- Born: Barbara Joan Poses August 2, 1933 New York City, U.S.
- Died: June 1, 2018 (aged 84) New York City, U.S.
- Education: Dalton School Radcliffe College
- Occupations: Food columnist; cookbook author;
- Spouse: Ernest Kafka
- Parent(s): Jack I. Poses Lillian Shapiro Poses

= Barbara Kafka =

American food writer (1933–2018)

Barbara Kafka (August 2, 1933 – June 1, 2018) was an American food columnist and cookbook author.

==Biography==
Born Barbara Joan Poses in Manhattan, she was the only child of Lillian Shapiro Poses and Jack I. Poses. Her mother was the first woman to graduate from the New York University School of Law who worked for several New Deal agencies under FDR. Her father was one of the founders of Brandeis University, the founder and president of perfume manufacturer Parfums D’Orsay and the vice chair of the New York City Board of Higher Education.

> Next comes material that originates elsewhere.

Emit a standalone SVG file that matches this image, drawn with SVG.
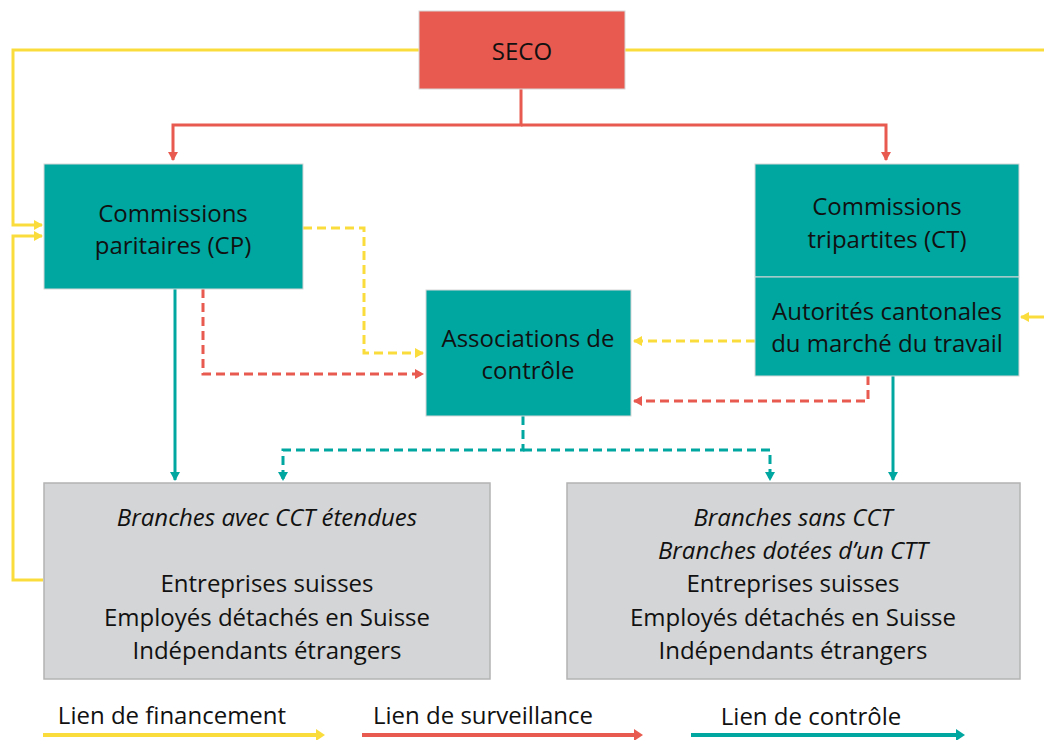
<svg xmlns="http://www.w3.org/2000/svg" width="1044" height="740" viewBox="0 0 1044 740">
<defs>
<style>
.t{font-family:"Open Sans","Liberation Sans",sans-serif;font-size:24px;fill:#111;text-anchor:middle;dominant-baseline:central}
.i{font-style:italic}
.box{fill:#00A6A0;stroke:#d6d6d6;stroke-width:1}
.grey{fill:#D4D5D6;stroke:#b3b3b3;stroke-width:1.5}
.y{stroke:#FADD3C;stroke-width:3;fill:none}
.r{stroke:#E85A4F;stroke-width:3;fill:none}
.g{stroke:#00A6A0;stroke-width:3;fill:none}
.d{stroke-dasharray:9 5}
</style>
<marker id="ay" markerWidth="10" markerHeight="10" refX="8" refY="5" orient="auto" markerUnits="userSpaceOnUse"><path d="M0,0 L9,5 L0,10 Z" fill="#FADD3C"/></marker>
<marker id="ar" markerWidth="10" markerHeight="10" refX="8" refY="5" orient="auto" markerUnits="userSpaceOnUse"><path d="M0,0 L9,5 L0,10 Z" fill="#E85A4F"/></marker>
<marker id="ag" markerWidth="10" markerHeight="10" refX="8" refY="5" orient="auto" markerUnits="userSpaceOnUse"><path d="M0,0 L9,5 L0,10 Z" fill="#00A6A0"/></marker>
</defs>
<rect width="1044" height="740" fill="#fff"/>
<g id="connectors">
<path class="y" d="M419,50 H13 V225 H42" marker-end="url(#ay)"/>
<path class="y" d="M43,580 H13 V236 H42" marker-end="url(#ay)"/>
<path class="y" d="M625,50 H1044"/>
<path class="y" d="M1044,317 H1021" marker-end="url(#ay)"/>
<path class="r" d="M521,89 V125 H173 V160" marker-end="url(#ar)"/>
<path class="r" d="M521,125 H886 V160" marker-end="url(#ar)"/>
<path class="y d" d="M303,228 H364 V353 H423" marker-end="url(#ay)"/>
<path class="r d" d="M203,289 V374 H423" marker-end="url(#ar)"/>
<path class="y d" d="M755,341 H634" marker-end="url(#ay)"/>
<path class="r d" d="M868,376 V401 H634" marker-end="url(#ar)"/>
<path class="g d" d="M523,416 V450 H283 V480" marker-end="url(#ag)"/>
<path class="g d" d="M523,450 H770 V480" marker-end="url(#ag)"/>
<path class="g" d="M175,289 V480" marker-end="url(#ag)"/>
<path class="g" d="M893,376 V480" marker-end="url(#ag)"/>
</g>
<g id="seco"><rect x="419" y="11" width="206" height="78" fill="#E85A4F" stroke="#d6d6d6"/><text class="t" x="522" y="50">SECO</text></g>
<g id="cp"><rect class="box" x="44" y="164" width="259" height="125"/><text class="t" x="173" y="212">Commissions</text><text class="t" x="173" y="244">paritaires (CP)</text></g>
<g id="ct"><rect class="box" x="755" y="164" width="264" height="113"/><text class="t" x="887" y="205">Commissions</text><text class="t" x="887" y="238">tripartites (CT)</text></g>
<g id="autorites"><rect class="box" x="755" y="277" width="264" height="99"/><text class="t" x="887" y="310">Autorités cantonales</text><text class="t" x="887" y="342">du marché du travail</text></g>
<g id="associations"><rect class="box" x="426" y="290" width="205" height="126"/><text class="t" x="528" y="337">Associations de</text><text class="t" x="528" y="369">contrôle</text></g>
<g id="branches-cct"><rect class="grey" x="44" y="483" width="446" height="196"/>
<text class="t i" x="267" y="516">Branches avec CCT étendues</text>
<text class="t" x="267" y="582">Entreprises suisses</text>
<text class="t" x="267" y="616">Employés détachés en Suisse</text>
<text class="t" x="267" y="649">Indépendants étrangers</text></g>
<g id="branches-sans"><rect class="grey" x="567" y="483" width="453" height="196"/>
<text class="t i" x="793" y="516">Branches sans CCT</text>
<text class="t i" x="793" y="549">Branches dotées d’un CTT</text>
<text class="t" x="793" y="582">Entreprises suisses</text>
<text class="t" x="793" y="616">Employés détachés en Suisse</text>
<text class="t" x="793" y="649">Indépendants étrangers</text></g>
<g id="legend">
<text class="t" x="172" y="714">Lien de financement</text>
<text class="t" x="483" y="714">Lien de surveillance</text>
<text class="t" x="811" y="715">Lien de contrôle</text>
<path d="M43,735 H318" stroke="#FADD3C" stroke-width="4"/><path d="M316,729 L325,735 L316,741 Z" fill="#FADD3C"/>
<path d="M362,735 H636" stroke="#E85A4F" stroke-width="4"/><path d="M634,729 L643,735 L634,741 Z" fill="#E85A4F"/>
<path d="M691,735 H958" stroke="#00A6A0" stroke-width="4"/><path d="M956,729 L965,735 L956,741 Z" fill="#00A6A0"/>
</g>
</svg>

Kafka attended Radcliffe College after graduating from the Dalton School. While at Radcliffe, she met Ernest Kafka, whom she married. When he went to medical school in St. Louis, she went with him and worked editing medical journals. When they returned to New York, she began working as an editor at Mademoiselle. It is because Leo Lerman suggested she write and the fact he networked with Allene Talmey of Vogue that she became a food writer.

Because of their love of art, the Kafka would spend the summer in Provincetown, Massachusetts which was called "Summer Center of Abstract Expressionism."

She died at her home in Manhattan due to complications from Parkinson's.

==Career==
She has been described as a “sometimes pugnacious cookbook author.’. Despite never using a microwave until 1984, she championed their use. Her first book on the subject, The Microwave Gourmet was published in 1987. Other titles included The Opinionated Palate: Passions and Peeves on Eating and Food in 1992, in 1995 Roasting: A Simple Art and in 2011, The Intolerant Gourmet: Glorious Food Without Gluten & Lactose.

===Awards and honors===
The James Beard Foundation bestowed upon her the Cookbook Hall of Fame award as well as its Lifetime Achievement Award.